Houston, Texas-based Vertex Energy, Inc. announced the sale of its used oil re-refinery located in Churchill County, Nev., U.S.A.., to Clean Harbors, Inc. for USD 35 million. Approximately USD 14 million from the sale was used at closing to purchase the facility and equipment previously leased by Vertex Energy in order to facilitate such sale.
“This transaction benefits Vertex Energy in a variety of ways, not the least of which is by strengthening our balance sheet,” said Benjamin P. Cowart, Chairman and CEO of Vertex Energy. By selling the facility, Cowart said Vertex Energy has eliminated an average carrying cost for the facility of USD 1.5 million per quarter. “We eliminate those costs with this transaction,” he said.

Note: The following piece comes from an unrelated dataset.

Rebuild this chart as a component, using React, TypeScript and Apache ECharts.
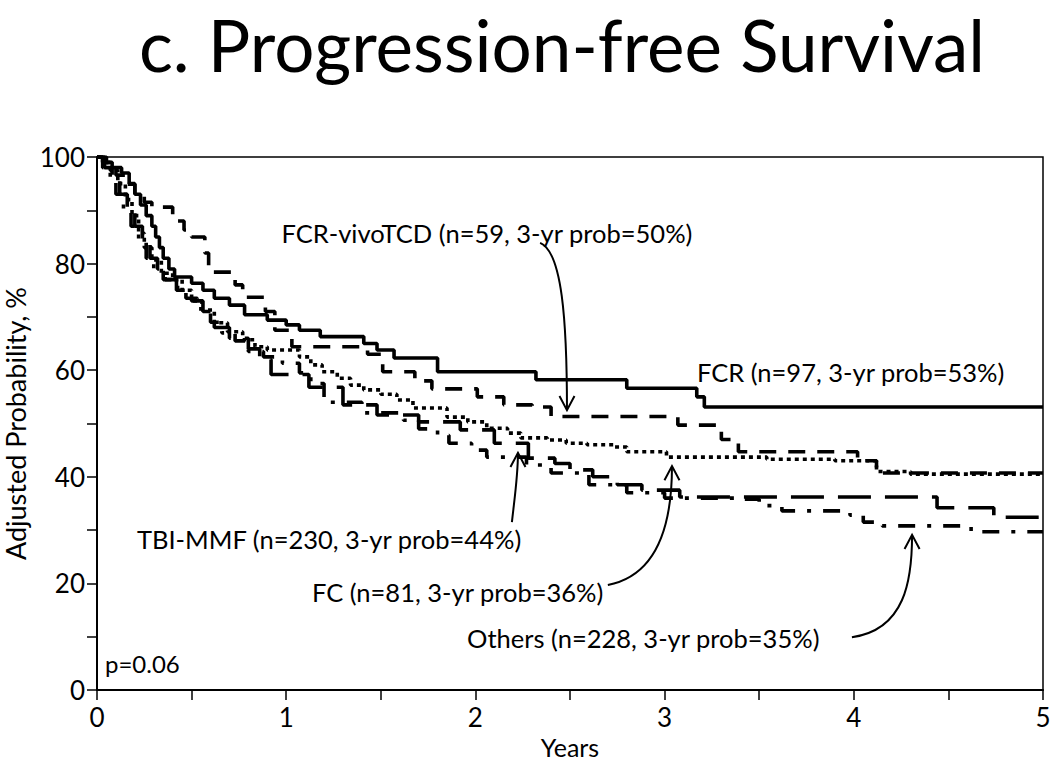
import React, { useEffect, useRef } from "react";
import * as echarts from "echarts";

type P = [number, number];

const yearTicks = [0, 1, 2, 3, 4, 5];
const probTicks = [0, 20, 40, 60, 80, 100];

const fcr: P[] = [
  [0, 100], [0.03, 99], [0.08, 98], [0.13, 97], [0.17, 95], [0.2, 93], [0.23, 91], [0.26, 89],
  [0.29, 87], [0.31, 85], [0.33, 83], [0.35, 81], [0.38, 79], [0.41, 77.5], [0.5, 76.3],
  [0.56, 75], [0.62, 73.5], [0.7, 72.2], [0.78, 70.4], [0.9, 69.4], [1.0, 68.5], [1.07, 67.5],
  [1.18, 66.3], [1.41, 65], [1.48, 63.8], [1.57, 62.3], [1.8, 59.7], [2.32, 58.2], [2.8, 56.6],
  [3.17, 55], [3.21, 53.1], [5, 53.1],
];

const fcrVivo: P[] = [
  [0, 100], [0.05, 98.3], [0.1, 96.6], [0.15, 94.9], [0.2, 93.2], [0.25, 91.5], [0.29, 90.6],
  [0.4, 88], [0.46, 86.3], [0.5, 85], [0.57, 82], [0.59, 78.4], [0.73, 76], [0.77, 73.7],
  [0.89, 71], [0.94, 67.5], [1.03, 64.4], [1.43, 63], [1.51, 59.7], [1.68, 58], [1.77, 56.5],
  [2.01, 55], [2.15, 53.5], [2.3, 53.1], [2.4, 51.3], [3.07, 49.7], [3.3, 47], [3.39, 44.7],
  [4.02, 43], [4.12, 40.7], [5, 40.7],
];

const tbiMmf: P[] = [
  [0, 100], [0.03, 99], [0.07, 97.5], [0.11, 95], [0.15, 92], [0.185, 89], [0.22, 85.7],
  [0.25, 83], [0.29, 80.7], [0.34, 78.2], [0.4, 77], [0.45, 75], [0.5, 73], [0.555, 71.3],
  [0.62, 68.9], [0.69, 67.2], [0.77, 65.7], [0.835, 64.4], [0.9, 63.8], [1.07, 62.5],
  [1.13, 61], [1.19, 59.7], [1.27, 58.5], [1.34, 57.2], [1.41, 56.3], [1.5, 55.5],
  [1.585, 54.4], [1.67, 52.9], [1.85, 51.2], [1.96, 50.3], [2.06, 49.1], [2.17, 48.2],
  [2.24, 47.3], [2.38, 46.9], [2.48, 46.3], [2.59, 46], [2.73, 45.6], [2.8, 44.7],
  [3.01, 43.7], [3.54, 43.3], [3.9, 43], [4.12, 41], [4.3, 40.5], [5, 40.5],
];

const fc: P[] = [
  [0, 100], [0.04, 98], [0.08, 96], [0.12, 93], [0.16, 90], [0.2, 87], [0.24, 84], [0.28, 81],
  [0.32, 79], [0.36, 77], [0.42, 75], [0.5, 73], [0.56, 71], [0.62, 68], [0.7, 66], [0.8, 64],
  [0.86, 62], [0.92, 59.2], [1.12, 56.8], [1.3, 53.5], [1.48, 51.6], [1.7, 50.3], [1.92, 48.8],
  [2.1, 46.3], [2.28, 43.5], [2.42, 42.5], [2.5, 41.3], [2.62, 40], [2.75, 38.5], [2.88, 37.5],
  [3.08, 36.2], [4.44, 34.2], [4.74, 32.4], [5, 32.4],
];

const others: P[] = [
  [0, 100], [0.03, 98], [0.07, 96], [0.1, 93], [0.14, 90], [0.18, 87], [0.22, 84], [0.26, 81],
  [0.3, 79], [0.35, 77], [0.4, 75.5], [0.47, 73.5], [0.53, 71.5], [0.6, 69], [0.66, 67],
  [0.73, 65.5], [0.8, 63.5], [0.88, 62.5], [0.98, 61.3], [1.07, 59.5], [1.13, 57.5], [1.2, 54],
  [1.4, 52], [1.62, 50.6], [1.7, 49], [1.8, 47.8], [1.86, 46.3], [1.98, 45], [2.06, 43.7],
  [2.27, 42.2], [2.4, 40.7], [2.6, 38.5], [2.8, 37], [3.0, 36], [3.42, 35.8], [3.5, 34.6],
  [3.62, 33.6], [3.98, 32.8], [4.05, 31.5], [4.15, 30.8], [4.62, 29.7], [5, 29.7],
];

const labels = {
  vivo: "FCR-vivoTCD (n=59, 3-yr prob=50%)",
  fcr: "FCR (n=97, 3-yr prob=53%)",
  tbi: "TBI-MMF (n=230, 3-yr prob=44%)",
  fc: "FC (n=81, 3-yr prob=36%)",
  others: "Others (n=228, 3-yr prob=35%)",
  p: "p=0.06",
};

const FONT = "Lato, 'Open Sans', sans-serif";

export default function App() {
  const ref = useRef<HTMLDivElement>(null);
  useEffect(() => {
    if (!ref.current) return;
    const chart = echarts.init(ref.current, undefined, { renderer: "svg" });
    const mk = (name: string, data: P[], type: any) => ({
      name,
      type: "line",
      step: "end",
      data,
      showSymbol: false,
      symbol: "none",
      lineStyle: { color: "#000", width: 3.6, type, cap: "butt" },
      z: 3,
    });
    chart.setOption({
      animation: false,
      backgroundColor: "#fff",
      grid: {
        left: 97, right: 7, top: 157, bottom: 71, show: true, containLabel: false,
        outerBoundsMode: "none",
        borderColor: "#000", borderWidth: 1.5, backgroundColor: "transparent",
      },
      xAxis: {
        type: "value", min: 0, max: 5, interval: 0.5,
        name: "Years", nameLocation: "middle", nameGap: 40,
        nameTextStyle: { fontFamily: FONT, fontSize: 25, color: "#000" },
        axisLine: { lineStyle: { color: "#000", width: 2 } },
        axisTick: { inside: false, length: 10, lineStyle: { color: "#000", width: 1.5 } },
        axisLabel: {
          margin: 14, fontFamily: FONT, fontSize: 26, color: "#000",
          formatter: (v: number) => (yearTicks.includes(v) ? String(v) : ""),
        },
        splitLine: { show: false },
      },
      yAxis: {
        type: "value", min: 0, max: 100, interval: 10,
        name: "Adjusted Probability, %", nameLocation: "middle", nameGap: 66,
        nameTextStyle: { fontFamily: FONT, fontSize: 27, color: "#000" },
        axisLine: { lineStyle: { color: "#000", width: 2 } },
        axisTick: { inside: false, length: 10, lineStyle: { color: "#000", width: 1.5 } },
        axisLabel: {
          margin: 12, fontFamily: FONT, fontSize: 26, color: "#000",
          formatter: (v: number) => (probTicks.includes(v) ? String(v) : ""),
        },
        splitLine: { show: false },
      },
      series: [
        mk("FCR", fcr, "solid"),
        mk("FCR-vivoTCD", fcrVivo, [17, 12]),
        mk("TBI-MMF", tbiMmf, [4, 4]),
        mk("FC", fc, [33, 14]),
        mk("Others", others, [17, 12, 4, 12]),
      ],
    });

    const px = (x: number, y: number) => chart.convertToPixel({ gridIndex: 0 }, [x, y]) as number[];
    const txt = (s: string, x: number, y: number, align: string, size = 25.5) => ({
      type: "text",
      x: px(x, y)[0], y: px(x, y)[1],
      style: { text: s, fontFamily: FONT, fontSize: size, fill: "#000", align, verticalAlign: "middle" },
      z: 10,
    });
    const arrow = (a: P, c1: P, c2: P, b: P) => {
      const A = px(...a), C1 = px(...c1), C2 = px(...c2), B = px(...b);
      const dx = B[0] - C2[0], dy = B[1] - C2[1];
      const L = Math.hypot(dx, dy) || 1;
      const ux = dx / L, uy = dy / L;
      const ang = (28 * Math.PI) / 180, h = 16;
      const rot = (s: number) => [
        B[0] - h * (ux * Math.cos(s * ang) - uy * Math.sin(s * ang)),
        B[1] - h * (ux * Math.sin(s * ang) + uy * Math.cos(s * ang)),
      ];
      return [
        {
          type: "bezierCurve",
          shape: { x1: A[0], y1: A[1], cpx1: C1[0], cpy1: C1[1], cpx2: C2[0], cpy2: C2[1], x2: B[0], y2: B[1] },
          style: { stroke: "#000", lineWidth: 2, fill: null },
          z: 10,
        },
        {
          type: "polyline",
          shape: { points: [rot(1), B, rot(-1)] },
          style: { stroke: "#000", lineWidth: 2, fill: null },
          z: 10,
        },
      ];
    };

    chart.setOption({
      graphic: [
        {
          type: "text", x: 562, y: 44,
          style: { text: "c. Progression-free Survival", fontFamily: FONT, fontSize: 71, fill: "#000", align: "center", verticalAlign: "middle" },
        },
        txt(labels.vivo, 2.061, 85.7, "center"),
        txt(labels.fcr, 3.171, 59.7, "left"),
        txt(labels.tbi, 0.211, 28.3, "left"),
        txt(labels.fc, 1.136, 18.4, "left"),
        txt(labels.others, 1.956, 9.8, "left"),
        txt(labels.p, 0.042, 4.9, "left", 24),
        ...arrow([2.342, 83.9], [2.458, 82.2], [2.484, 69.4], [2.484, 52.5]),
        ...arrow([2.193, 31.5], [2.209, 36.6], [2.225, 40.3], [2.225, 44.5]),
        ...arrow([2.7, 19.7], [2.976, 21.6], [3.039, 31.9], [3.039, 42.0]),
        ...arrow([3.99, 9.9], [4.271, 11.3], [4.308, 20.6], [4.308, 29.1]),
      ],
    });
    return () => chart.dispose();
  }, []);
  return (
    <div
      ref={ref}
      style={{ position: "fixed", left: 0, top: 0, width: 1050, height: 761, background: "#fff" }}
    />
  );
}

“At the end of the third quarter of 2015, our cash and cash equivalents were over USD 4 million. This sale and related transactions will bring that cash position to more than USD 10 million.”
“While the sale of our re-refinery in Nevada will lessen our footprint in the western U.S., the swap agreement and base oil agreements that were entered into as part of the sale should allow us to improve logistic costs and provide us with a long-term off-take agreement for base oil and finished lubricants to support our business strategy going forward.”
Cowart said that part of the proceeds from the sale of the Nevada re-refinery also was used to reduce the company’s long-term debt. “As of the end of the third quarter, the amount of our term debt owed to Goldman Sachs stood at USD 23.2 million. We have used USD 16 million of the funds from the Nevada sale to pay down and service that debt, lowering the amount owed to approximately USD 7 million today and our total long-term debt to approximately USD 14 million.”
He said Vertex Energy is also looking to acquire companies to expand street collections of used oil to reduce its reliance on third-party purchases. He said Vertex Energy expects margins to improve by moving awar from third-party purchases.
Clean Harbors’ Chief Operating Officer Eric W. Gerstenberg said its purchase of the Nevada facility aligns with the company’s plans to boost its re-refining presence in the West Coast.
“This plant provides an opportunity to scale our blended operations in the Western U.S. where we currently have no capability. We are confident that the facility will complement our existing re-refining network through transportation efficiencies, additional storage and processing capabilities,” he said.